Note: the US Census treats Hispanic/Latino as an ethnic category. This table excludes Latinos from the racial categories and assigns them to a separate category. Hispanics/Latinos can be of any race.

2010 Census
As of the census of 2010, there were 1,569 people, 651 households, and 570 families residing on the base.  The population density was 377.6 people per square mile (145.9/km2).  There were 664 housing units at an average density of 112.7/sq mi (43.5/km2).  The racial makeup of the base was 78.4% White, 15.7% African American, 0.3% Native American, 2.7% Asian, 0.1% Pacific Islander, 4.5% from other races, and 3.4% from two or more races. Hispanic or Latino of any race were 12.3% of the population.

There were 651 households, out of which 56.1% had children under the age of 18 living with them, 82.8% were married couples living together, 3.4% had a female householder with no husband present, and 12.3% were non-families. 6.6% of all households were made up of individuals, and none had someone living alone who was 65 years of age or older.  The average household size was 3.00 and the average family size was 3.18.

On the base the population was spread out, with 30.6% under the age of 18, 23.6% from 18 to 24, 42.7% from 25 to 44, 2.5% from 45 to 64, and 0.6% who were 65 years of age or older.  The median age was 24 years. For every 100 females, there were 130.1 males.  For every 100 females age 18 and over, there were 136.4 males.

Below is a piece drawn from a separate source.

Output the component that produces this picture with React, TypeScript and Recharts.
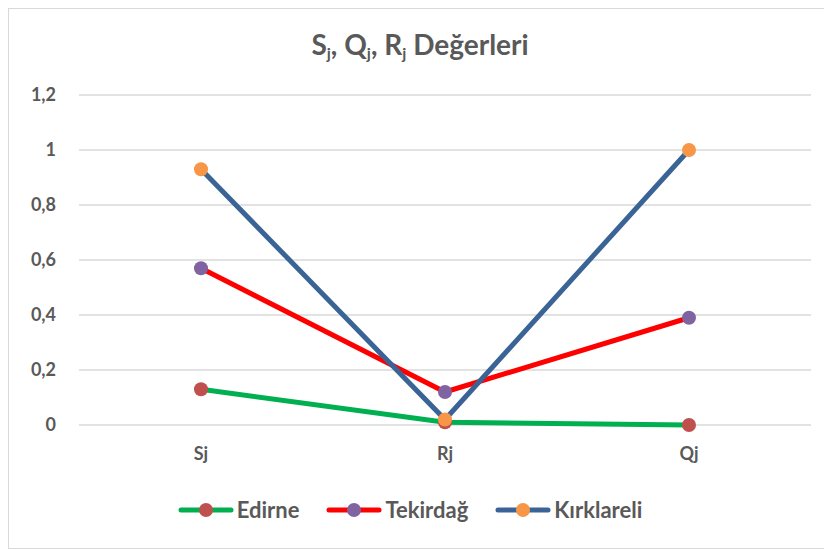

The median income for a household on the base was $38,625, and the median income for a family was $38,625. Males had a median income of $26,938 versus $19,643 for females. The per capita income for the base was $15,121.  About 3.1% of families and 4.6% of the population were below the poverty line, including 5.8% of those under age 18 and none of those age 65 or over.

Education
It is in the San Felipe-Del Rio Consolidated Independent School District.

The whole county is served by Southwest Texas Junior College according to the Texas Education Code.